MIAMI – Testifying via video from Pakistan, a man accused by the U.S. of conspiring with an elderly Miami-based Muslim cleric to funnel thousands of dollars to Taliban terrorists insisted Monday the money was for innocent purposes, including a potato chip factory run by the cleric's son-in-law.
Ali Rehman was the first of as many as 11 witnesses expected to testify from an Islamabad hotel in defense of 77-year-old Hafiz Khan, who faces four terrorism support and conspiracy counts. Rehman is named in the same indictment and refused to come to the U.S. Other witnesses were unable to get U.S. visas in time.
Rehman said he handled three separate $10,000 transactions for Khan in 2008 and 2009. Most of the money, he testified, went to Anayat Ullah, who is married to Khan's daughter Husna and started the potato chip business with his father-in-law as an investor. Rehman said he has known Ullah since they were children in Pakistan's Swat Valley and wanted to do him a favor.
"That favor was that his father was sending him some money, and I used to deliver it to him or sent it to him," said Rehman...
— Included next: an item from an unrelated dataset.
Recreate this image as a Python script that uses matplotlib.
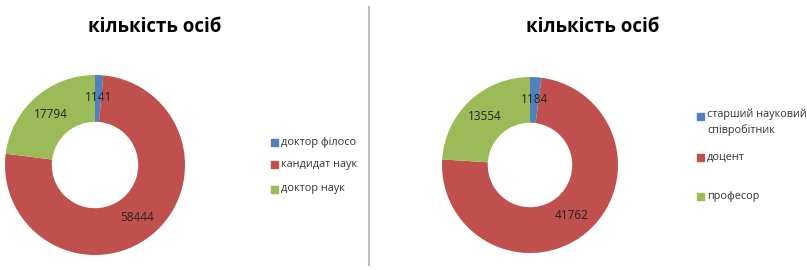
#! /usr/bin/env python3

"""
Two donut charts: number of persons by scientific degree and by academic title.
"""

import matplotlib
matplotlib.use('Agg')
import matplotlib.pyplot as plt
from matplotlib.lines import Line2D
from matplotlib.patches import Rectangle

plt.rcParams['font.family'] = ['Open Sans', 'DejaVu Sans']

title = 'кількість осіб'

# scientific degree
degree_labels = ['доктор філософії', 'кандидат наук', 'доктор наук']
degree_values = [1141, 58444, 17794]

# academic title
rank_labels = ['старший науковий\nспівробітник', 'доцент', 'професор']
rank_values = [1184, 41762, 13554]

colors = ['#4F81BD', '#C0504D', '#9BBB59']

W, H = 807, 270
fig = plt.figure(figsize=(W / 100, H / 100), dpi=100)


def px_axes(cx, cy, r):
    # axes box in pixel coords (cy measured from the top)
    return fig.add_axes([(cx - r) / W, (H - cy - r) / H, 2 * r / W, 2 * r / H])


def donut(ax, values):
    wedges, _, autotexts = ax.pie(values, colors=colors, startangle=90, counterclock=False,
                                  radius=1, autopct=lambda p: f'{p * sum(values) / 100:.0f}',
                                  pctdistance=0.75,
                                  wedgeprops=dict(width=0.52, edgecolor='none'),
                                  textprops=dict(fontsize=8.5, color='#222222'))
    ax.set_xlim(-1, 1)
    ax.set_ylim(-1, 1)
    ax.set_aspect('equal')
    return wedges


ax1 = px_axes(95, 165, 90)
donut(ax1, degree_values)
ax2 = px_axes(530, 165, 88)
donut(ax2, rank_values)

# titles
fig.text(155 / W, 1 - 27 / H, title, ha='center', va='center', fontsize=13.4, fontweight='bold')
fig.text(593 / W, 1 - 27 / H, title, ha='center', va='center', fontsize=13.4, fontweight='bold')

# separator
fig.add_artist(Line2D([369 / W, 369 / W], [1 - 7 / H, 1 - 265 / H], color='#BFBFBF', lw=1.5))


# legends drawn by hand to keep Excel-like placement
def legend(x, ys, labels, clip_x=None):
    for y, lab, c in zip(ys, labels, colors):
        fig.add_artist(Rectangle((x / W, 1 - (y + 3.5) / H), 7 / W, 7 / H, color=c,
                                 transform=fig.transFigure))
        t = fig.text((x + 10) / W, 1 - y / H, lab, ha='left', va='top' if '\n' in lab else 'center',
                     fontsize=7.8, color='#333333', linespacing=1.45)
        if '\n' in lab:
            t.set_y(1 - (y - 7) / H)
        if clip_x is not None:
            clip = Rectangle((0, 0), clip_x / W, 1, transform=fig.transFigure, visible=False)
            fig.add_artist(clip)
            t.set_clip_path(clip)


legend(271, [142, 164, 189], degree_labels, clip_x=357)
legend(697, [116, 157, 196], rank_labels)

fig.savefig('out.png', dpi=100)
Prosecutors earlier in the trial played intercepted conversations in which Khan is heard praising use of violence and citing specific attacks carried out by the Pakistani Taliban, including some in which U.S. citizens were killed. They also introduced evidence showing the Pakistani government shut down a religious school, or madrassa, owned by Khan because the Taliban were purportedly using it to indoctrinate children.